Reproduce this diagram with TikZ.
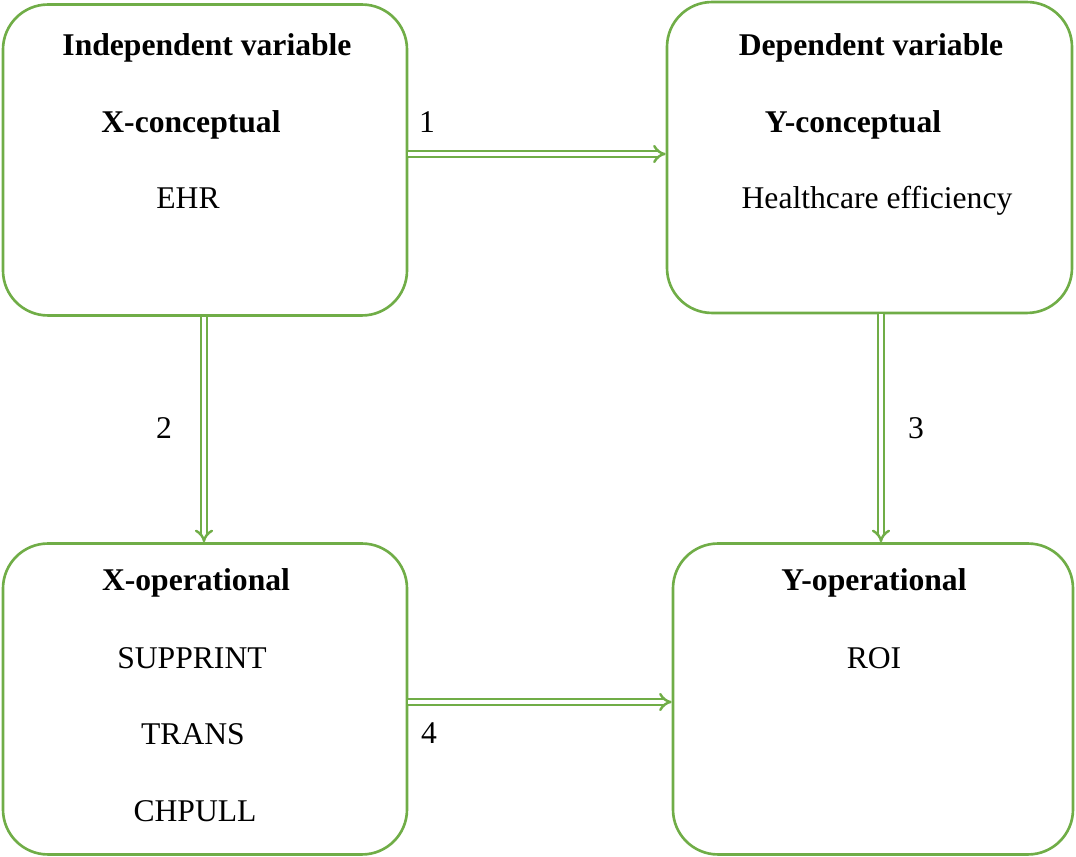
\documentclass[tikz,border=0pt]{standalone}
\usepackage{fontspec}
\setmainfont{Liberation Serif}
\usepackage{tikz}
\usetikzlibrary{arrows.meta, positioning, calc}
\definecolor{boxgreen}{RGB}{112,173,71}

\begin{document}
\begin{tikzpicture}[
  x=0.02cm, y=-0.02cm,
  varbox/.style={draw=boxgreen, line width=1.5pt, rounded corners=0.9cm, minimum width=#1*0.02cm, minimum height=6.22cm, inner sep=0pt},
  link/.style={draw=boxgreen, double=white, double distance=2pt, line width=1.4pt, -{Implies}},
  txt/.style={font=\fontsize{18pt}{22pt}\selectfont, anchor=base, inner sep=0pt},
  head/.style={txt, font=\fontsize{18pt}{22pt}\selectfont\bfseries}
]
  \useasboundingbox (0,0) rectangle (1076,857);

  % Boxes
  \node[varbox=404] (xcon) at (205,160) {};
  \node[varbox=405] (ycon) at (869.5,157.5) {};
  \node[varbox=404] (xop) at (205,699) {};
  \node[varbox=400] (yop) at (873,699) {};

  % Box 1: independent variable
  \node[head] (xcontitle) at (207,56) {Independent variable};
  \node[head] (xconname) at (191,133) {X-conceptual};
  \node[txt] (xconehr) at (188,209) {EHR};

  % Box 2: dependent variable
  \node[head] (ycontitle) at (871,56) {Dependent variable};
  \node[head] (yconname) at (853,133) {Y-conceptual};
  \node[txt] (yconeff) at (877,209) {Healthcare efficiency};

  % Box 3: X operational
  \node[head] (xopname) at (196,591) {X-operational};
  \node[txt] (xopsupp) at (192,669) {SUPPRINT};
  \node[txt] (xoptrans) at (193,745) {TRANS};
  \node[txt] (xopchp) at (195,822) {CHPULL};

  % Box 4: Y operational
  \node[head] (yopname) at (874,591) {Y-operational};
  \node[txt] (yoproi) at (874,669) {ROI};

  % Links
  \draw[link] (xcon.east |- 0,154) -- (ycon.west |- 0,154);
  \draw[link] (xcon.south -| 204,0) -- (xop.north -| 204,0);
  \draw[link] (ycon.south -| 881,0) -- (yop.north -| 881,0);
  \draw[link] (xop.east |- 0,702) -- (yop.west |- 0,702);

  % Link numbers
  \node[txt] (lone) at (427,133) {1};
  \node[txt] (ltwo) at (164,439) {2};
  \node[txt] (lthree) at (916,439) {3};
  \node[txt] (lfour) at (429,744) {4};
\end{tikzpicture}
\end{document}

» **Brief**: From the first line above down to the line with "(0,0) rectangle (1076,857);", reproduce every line and no others, omitting pictures.

» **The reply**:
Reproduce this diagram with TikZ.
\documentclass[tikz,border=0pt]{standalone}
\usepackage{fontspec}
\setmainfont{Liberation Serif}
\usepackage{tikz}
\usetikzlibrary{arrows.meta, positioning, calc}
\definecolor{boxgreen}{RGB}{112,173,71}

\begin{document}
\begin{tikzpicture}[
  x=0.02cm, y=-0.02cm,
  varbox/.style={draw=boxgreen, line width=1.5pt, rounded corners=0.9cm, minimum width=#1*0.02cm, minimum height=6.22cm, inner sep=0pt},
  link/.style={draw=boxgreen, double=white, double distance=2pt, line width=1.4pt, -{Implies}},
  txt/.style={font=\fontsize{18pt}{22pt}\selectfont, anchor=base, inner sep=0pt},
  head/.style={txt, font=\fontsize{18pt}{22pt}\selectfont\bfseries}
]
  \useasboundingbox (0,0) rectangle (1076,857);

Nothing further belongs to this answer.